◆ GIVEN REQUEST:
Everything from the first line down to the line containing "ctx.save();" is to be retyped exactly, both ends included, with pictures left out.

◆ DATASET CONTENT:
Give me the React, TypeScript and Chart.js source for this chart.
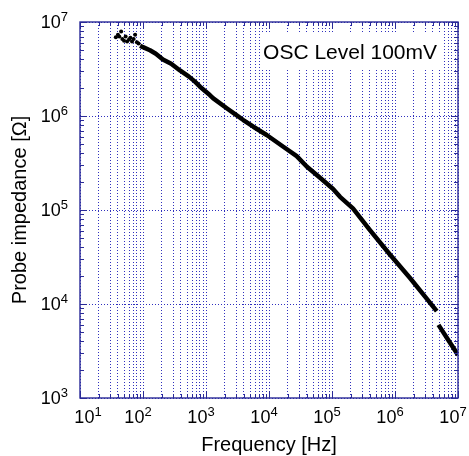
import React, { useEffect, useRef } from 'react';
import { Chart, registerables } from 'chart.js';

Chart.register(...registerables);

// Low-frequency scattered measurement points
const scatterFreq = [37, 40, 42, 45, 47, 50, 53, 56, 60, 63, 67, 71, 75, 80, 85];
const scatterImp = [6.9e6, 7.3e6, 7.0e6, 7.9e6, 6.6e6, 6.3e6, 7.0e6, 6.2e6, 6.5e6, 6.8e6, 6.2e6, 6.6e6, 7.3e6, 6.1e6, 5.9e6];

// Main impedance curve (null = gap in the trace)
const lineFreq = [90, 100, 129, 160, 207, 280, 386, 530, 668, 803, 1150, 1306, 2134, 3000, 3910, 5640, 9180, 16870, 27540, 39650, 64600, 1.04e5, 1.34e5, 2.15e5, 4.0e5, 8.3e5, 1.73e6, 3.0e6, 4.6e6, 4.75e6, 4.9e6, 7.0e6, 1.0e7];
const lineImp = [5.6e6, 5.4e6, 5.0e6, 4.6e6, 4.0e6, 3.6e6, 3.05e6, 2.64e6, 2.32e6, 2.05e6, 1.67e6, 1.54e6, 1.21e6, 1.03e6, 9.06e5, 7.69e5, 6.28e5, 4.71e5, 3.74e5, 2.9e5, 2.2e5, 1.67e5, 1.38e5, 1.04e5, 6.12e4, 3.36e4, 1.89e4, 1.2e4, 8.4e3, null, 6.0e3, 4.15e3, 2.87e3];

// Tick labels (base 10, exponents)
const xTickExponents = ['1', '2', '3', '4', '5', '6', '7'];
const yTickExponents = ['3', '4', '5', '6', '7'];

const annotationText = 'OSC Level 100mV';
const xTitle = 'Frequency [Hz]';
const yTitle = 'Probe impedance [\u03A9]';

const FONT = '"Liberation Sans", Arial, Helvetica, sans-serif';
const AXIS_COLOR = '#2a2a98';
const GRID_COLOR = 'rgb(48,48,190)';

function logTicks(exps: string[]) {
  const e0 = Number(exps[0]);
  const e1 = Number(exps[exps.length - 1]);
  const t: { value: number; major: boolean }[] = [];
  for (let e = e0; e < e1; e++) {
    for (let m = 1; m < 10; m++) t.push({ value: m * Math.pow(10, e), major: m === 1 });
  }
  t.push({ value: Math.pow(10, e1), major: true });
  return t;
}

const overlay = {
  id: 'overlay',
  afterDraw(chart: any) {
    const { ctx, chartArea: a, scales } = chart;
    const xs = scales.x;
    const ys = scales.y;
    ctx.save();

    // annotation with white background
    ctx.font = `21px ${FONT}`;
    const tw = ctx.measureText(annotationText).width;
    const tx = a.right - 21 - tw;
    const tyBase = a.top + 37;
    ctx.fillStyle = '#ffffff';
    ctx.fillRect(tx - 3, a.top + 11, tw + 8, 35);
    ctx.fillStyle = '#000000';
    ctx.textBaseline = 'alphabetic';
    ctx.textAlign = 'left';
    ctx.fillText(annotationText, tx, tyBase);

    // inward tick marks
    ctx.strokeStyle = AXIS_COLOR;
    ctx.lineWidth = 1;
    ctx.setLineDash([]);
    ctx.beginPath();
    for (const t of xs.ticks) {
      const x = Math.round(xs.getPixelForValue(t.value)) + 0.5;
      const len = t.major ? 7 : 4;
      ctx.moveTo(x, a.bottom);
      ctx.lineTo(x, a.bottom - len);
      ctx.moveTo(x, a.top);
      ctx.lineTo(x, a.top + len);
    }
    for (const t of ys.ticks) {
      const y = Math.round(ys.getPixelForValue(t.value)) + 0.5;
      const len = t.major ? 7 : 4;
      ctx.moveTo(a.left, y);
      ctx.lineTo(a.left + len, y);
      ctx.moveTo(a.right, y);
      ctx.lineTo(a.right - len, y);
    }
    ctx.stroke();

    // axes box
    ctx.lineWidth = 1.4;
    ctx.strokeRect(a.left, a.top, a.right - a.left, a.bottom - a.top);

    // tick labels with superscript exponents
    ctx.fillStyle = '#000000';
    const baseFont = `18px ${FONT}`;
    const supFont = `13px ${FONT}`;
    xTickExponents.forEach((e, i) => {
      const v = Math.pow(10, Number(e));
      const x = xs.getPixelForValue(v);
      ctx.font = baseFont;
      const w1 = ctx.measureText('10').width;
      ctx.font = supFont;
      const w2 = ctx.measureText(e).width;
      const shift = i === 0 ? 8 : -5;
      const sx = x - (w1 + w2) / 2 + shift;
      const by = a.bottom + 25;
      ctx.font = baseFont;
      ctx.fillText('10', sx, by);
      ctx.font = supFont;
      ctx.fillText(e, sx + w1, by - 7);
    });
    yTickExponents.forEach((e) => {
      const v = Math.pow(10, Number(e));
      const y = ys.getPixelForValue(v);
      ctx.font = supFont;
      const w2 = ctx.measureText(e).width;
      ctx.font = baseFont;
      const w1 = ctx.measureText('10').width;
      const right = a.left - 12;
      const by = y + 6;
      ctx.fillText('10', right - w2 - w1, by);
      ctx.font = supFont;
      ctx.fillText(e, right - w2, by - 7);
    });
    ctx.restore();
  },
};

export default function App() {
  const ref = useRef<HTMLCanvasElement | null>(null);

  useEffect(() => {
    document.body.style.margin = '0';
    const canvas = ref.current;
    if (!canvas) return;

    const scatterData = scatterFreq.map((f, i) => ({ x: f, y: scatterImp[i] }));
    const lineData = lineFreq.map((f, i) => ({ x: f, y: lineImp[i] }));

    const chart = new Chart(canvas, {
      type: 'line',
      data: {
        datasets: [
          {
            label: 'scatter',
            data: scatterData as any,
            showLine: false,
            pointRadius: 2,
            pointHoverRadius: 0,
            pointBackgroundColor: '#000',
            pointBorderColor: '#000',
            pointBorderWidth: 0,
            borderColor: '#000',
          },
          {
            label: 'impedance',
            data: lineData as any,
            borderColor: '#000',
            borderWidth: 4.5,
            pointRadius: 0,
            tension: 0,
            spanGaps: false,
            borderJoinStyle: 'round',
            borderCapStyle: 'butt',
          },
        ],
      },
      options: {
        animation: false,
        responsive: false,
        devicePixelRatio: 1,
        layout: { padding: { top: 22, right: 11, left: 0, bottom: 0 } },
        plugins: { legend: { display: false }, tooltip: { enabled: false } },
        scales: {
          x: {
            type: 'logarithmic',
            min: Math.pow(10, Number(xTickExponents[0])),
            max: Math.pow(10, Number(xTickExponents[xTickExponents.length - 1])),
            afterBuildTicks: (s: any) => {
              s.ticks = logTicks(xTickExponents);
            },
            afterFit: (s: any) => {
              s.height = 58;
            },
            ticks: { display: false },
            grid: { color: GRID_COLOR, lineWidth: 1, drawTicks: false },
            border: { display: false, dash: [1, 2] },
            title: {
              display: true,
              text: xTitle,
              color: '#000',
              font: { family: FONT, size: 20, lineHeight: 1 },
              padding: { top: 0, bottom: 1 },
            },
          },
          y: {
            type: 'logarithmic',
            min: Math.pow(10, Number(yTickExponents[0])),
            max: Math.pow(10, Number(yTickExponents[yTickExponents.length - 1])),
            afterBuildTicks: (s: any) => {
              s.ticks = logTicks(yTickExponents);
            },
            afterFit: (s: any) => {
              s.width = 80;
            },
            ticks: { display: false },
            grid: {
              color: (c: any) => (c.tick && c.tick.major ? GRID_COLOR : 'rgba(0,0,0,0)'),
              lineWidth: 1,
              drawTicks: false,
            },
            border: { display: false, dash: [1, 2] },
            title: {
              display: true,
              text: yTitle,
              color: '#000',
              font: { family: FONT, size: 20, lineHeight: 1.2 },
              padding: { top: 8, bottom: 0 },
            },
          },
        },
      },
      plugins: [overlay],
    });
    return () => chart.destroy();
  }, []);

  return (
    <div style={{ width: 469, height: 456 }}>
      <canvas ref={ref} width={469} height={456} style={{ display: 'block' }} />
    </div>
  );
}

◆ COMPLETED TASK:
Give me the React, TypeScript and Chart.js source for this chart.
import React, { useEffect, useRef } from 'react';
import { Chart, registerables } from 'chart.js';

Chart.register(...registerables);

// Low-frequency scattered measurement points
const scatterFreq = [37, 40, 42, 45, 47, 50, 53, 56, 60, 63, 67, 71, 75, 80, 85];
const scatterImp = [6.9e6, 7.3e6, 7.0e6, 7.9e6, 6.6e6, 6.3e6, 7.0e6, 6.2e6, 6.5e6, 6.8e6, 6.2e6, 6.6e6, 7.3e6, 6.1e6, 5.9e6];

// Main impedance curve (null = gap in the trace)
const lineFreq = [90, 100, 129, 160, 207, 280, 386, 530, 668, 803, 1150, 1306, 2134, 3000, 3910, 5640, 9180, 16870, 27540, 39650, 64600, 1.04e5, 1.34e5, 2.15e5, 4.0e5, 8.3e5, 1.73e6, 3.0e6, 4.6e6, 4.75e6, 4.9e6, 7.0e6, 1.0e7];
const lineImp = [5.6e6, 5.4e6, 5.0e6, 4.6e6, 4.0e6, 3.6e6, 3.05e6, 2.64e6, 2.32e6, 2.05e6, 1.67e6, 1.54e6, 1.21e6, 1.03e6, 9.06e5, 7.69e5, 6.28e5, 4.71e5, 3.74e5, 2.9e5, 2.2e5, 1.67e5, 1.38e5, 1.04e5, 6.12e4, 3.36e4, 1.89e4, 1.2e4, 8.4e3, null, 6.0e3, 4.15e3, 2.87e3];

// Tick labels (base 10, exponents)
const xTickExponents = ['1', '2', '3', '4', '5', '6', '7'];
const yTickExponents = ['3', '4', '5', '6', '7'];

const annotationText = 'OSC Level 100mV';
const xTitle = 'Frequency [Hz]';
const yTitle = 'Probe impedance [\u03A9]';

const FONT = '"Liberation Sans", Arial, Helvetica, sans-serif';
const AXIS_COLOR = '#2a2a98';
const GRID_COLOR = 'rgb(48,48,190)';

function logTicks(exps: string[]) {
  const e0 = Number(exps[0]);
  const e1 = Number(exps[exps.length - 1]);
  const t: { value: number; major: boolean }[] = [];
  for (let e = e0; e < e1; e++) {
    for (let m = 1; m < 10; m++) t.push({ value: m * Math.pow(10, e), major: m === 1 });
  }
  t.push({ value: Math.pow(10, e1), major: true });
  return t;
}

const overlay = {
  id: 'overlay',
  afterDraw(chart: any) {
    const { ctx, chartArea: a, scales } = chart;
    const xs = scales.x;
    const ys = scales.y;
    ctx.save();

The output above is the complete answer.